Tuesday, January 03, 2012
I accidentally made something healthy. Don't tell anyone. I was inspired by the great deal on tinned pumpkin and the understanding that my family does not like tinned pumpkin. I did what any sane person would do-I shoved it into brownies. I didn't try to fool anyone (I don't think sneaking things into people's food is a decent thing to do) and when Danny was told it had pumpkin he made a face, but tried it anyway (I mean, come on-it is still a brownie). He really liked them. I mean, really liked them which is great because they are very easy to make, and I bought a lot of pumpkin. There, I used tinned pumpkin in something that isn't disgusting. Where's my award?
I will note that a very dark cocoa makes this seem more indulgent than it is. I buy the inexpensive Hershey's Special Dark cocoa powder (They aren't paying me to do so) as I think it is a good quality product for the price. I can't randomly purchase cocoa and other baking products due to Danny's allergies and cross-contamination concerns, but feel free to use any sort you like. I'm not about to tell you what cocoa to like. I used to really like Droste before it was ten dollars a box.
You Will Need:
4 large eggs at room temperature
1 1/2 cups sugar
1 cup unsweetened tinned pumpkin
1 tablespoon vanilla extract
1 tablespoon cooking oil (I used corn, but any will do)
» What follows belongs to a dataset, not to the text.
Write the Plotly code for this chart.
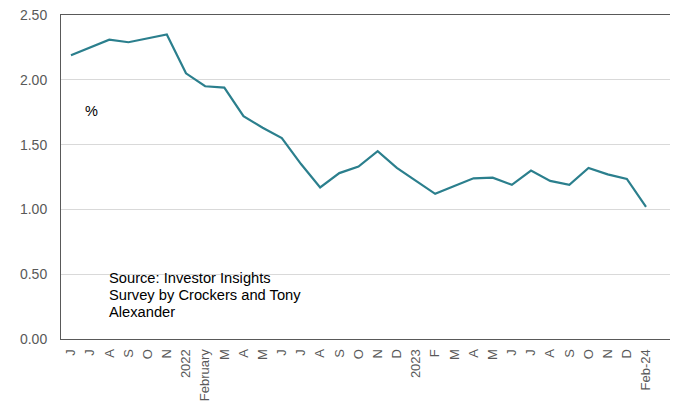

1 1/4 cups cocoa powder sifted with 1 cup plain flour
Grease a 9x13 pan. Preheat the oven to 350 degrees F.
In a large bowl, beat the sugar and eggs together until light in colour, and thick. Beat in the vanilla, pumpkin, and oil. Sift the combined flour and cocoa over the mixture lightly and very gently fold in until combined.
Pour into pan and bake 25 minutes or until it tests done. Cool in pan on rack. Cut into squares.